Playing off of his anecdotes on how God closes doors and opens windows, I was privileged with the chance to ask Hollis, “If God were to open a window for you tomorrow, what would be the qualities that you would look for in someone to fill your seat at Toyota?” You could see Jack spark with enthusiasm. “Write this down,” he told the class, explaining how there are ‘five C’s’ of leadership that he looks for: Chemistry, for relationships with the team and individuals; Competency, highly important on Jack’s list of qualities of a successful leader, for the material that they will work day-in and day-out; Catalyst, for the individual’s ability to act upon ideas, stimulate teams, and make others better; Competition, for the individuals drive and ambition to excel under pressure and innovation; Capacity, for the range of abilities they are able to operate in and do so at a high level. Most importantly, aligning with Jack’s core, he discerned if that person can stand-up for what is right even if they have to stand alone.

In a captivating interview, Allie Bunn, a student deeply interested in Jack Hollis’s work at Toyota, shared her insights from the lecture, highlighting Hollis’s emphasis on integrity in business and the challenges of upholding moral values in diverse work environments. Allie proposed a thought provoking question that many of us may face down the road, which was, “How does one work in a space in which your peers don’t share your morals or values?” Hollis’s recommendation struck a core principle. One has to choose to walk away or stand up for what they believe in. He emphasizes the importance of defining your core values as a top priority. Regarding another contingency in the question: people who are not followers of Christ, have bad behavior, are hurting company sales, or acting immoral. 

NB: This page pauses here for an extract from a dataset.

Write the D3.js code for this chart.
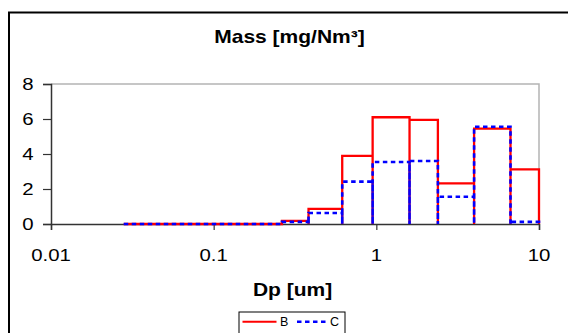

Catalyzing a change in perception with Allie, Jack advised her to bring up something that they care about or value to best relate to them on their own plane of existence. Bunn emphasized how valuable this course was to her and how these principles can be directly applied to life. When asked for recommendations on how to engage with the guest speaker Allie highlighted her approach on becoming present and to draft questions that align with your interests. Allie’s overall experience was taken with genuine gratitude for the speaker stating how even though Jack channeled in via Zoom he still brought so much energy to the class with his charismatic persona, writing the names of the students who asked questions, and tied in God in his lecture showing how one could be equally passionate about their professional life. 

To sum it up, the seminar was like cramming a class full of students into an imaginary  road trip to the differentiating landscapes of life’s paths that lay beyond the face of the President of Toyota of North America. This roadmap inspires those who want to follow in Jack’s footsteps that God imprinted on him. Jack’s life story provided students with more insight into important aspects to consider after the diploma. Moving forward, find the word that you want to define yourself with and live it, lead with purpose by working towards creating an impact that will best benefit those around you to the best of your abilities and resources, create scenarios where you can best grow into obtaining the ‘five C’s’, and define your core values so you know what to stand up for or when it’s best to walk away. In the brief one hour seminar, Jack took a good look at Westmont and said, ‘Let’s Go Places.’